# Infotainment center randomly restarts? Electronics going out?



## netzehual (Mar 12, 2014)

I have a 2012 Cruze I purchased in February 2013...

I have had it in for service now 7 times for 4 different issues: o2 sensor has gone out 3 times, and the main issues that is driving me insane is the Infotainment center will randomly shut off and back on- usually multiple times, has been in 4 times for this now.

I had to provide video evidence of this so the dealership could see what was really happening, as every time I take it in, they can't duplicate it, and can't get error message readings. This has been verified by a friend of mine that usually does car work as well.
It it getting progressively worse now though. The most recent time, ALL the electronics in the car were going out, gauges on the dash, and even cruise control gets canceled. I don't feel safe driving this car, the service department is of absolutely no help, and they never even have any options for me for this... It seems like it happens a bit more when I brake, but again, it's random... This last time, it happened just as I turned into the dealership, then 3 hours later they tell me they can't duplicate it.

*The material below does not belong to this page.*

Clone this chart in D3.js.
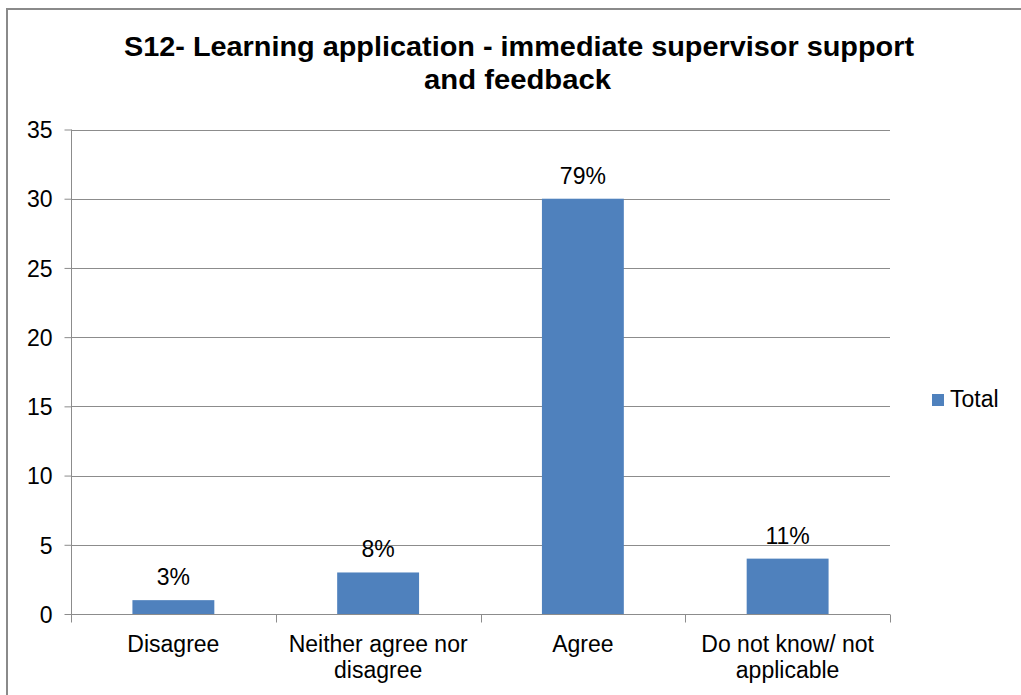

All they have done on it is unplug everything and replug everything in... or so they said, clock and stations hadn't been reset...

Does anyone have any advice on this at all?


----------



## obermd (Mar 3, 2012)

I'd look at the battery cables. With all the electronics failing this points to a power source problem.


----------



## netzehual (Mar 12, 2014)

Even though it starts fine? 

Sent from AutoGuide.com Free App


----------



## Jim Frye (Mar 16, 2011)

netzehual said:


> Even though it starts fine?
> 
> Sent from AutoGuide.com Free App


Yes, bad battery cables have been a problem numerous times on the Cruze. Also bad, or painted over, grounding points have been found. There have also been a few bad infotainment systems. Battery cables is a good place to start.


----------



## netzehual (Mar 12, 2014)

Hmm, not even sure if that was something they checked. Will ask. Thank you! 

Sent from AutoGuide.com Free App


----------



## Chevy Customer Care (Oct 29, 2011)

Hey Netzehual, 

Sorry to hear you are having this concern with your Cruze. I would like to reach out to your dealership on your behalf. Please private message me your name, VIN, phone number, and dealership name. I look forward to hearing from you soon. 

Erica Tiffany 
Chevrolet Customer Care


----------



## brian v (Dec 25, 2011)

How many years does this issue take to get resolved ?


----------



## Jim Frye (Mar 16, 2011)

brian v said:


> How many years does this issue take to get resolved ?


When they find and fix the ones under warranty. After that, it will be like the ignition switches.


----------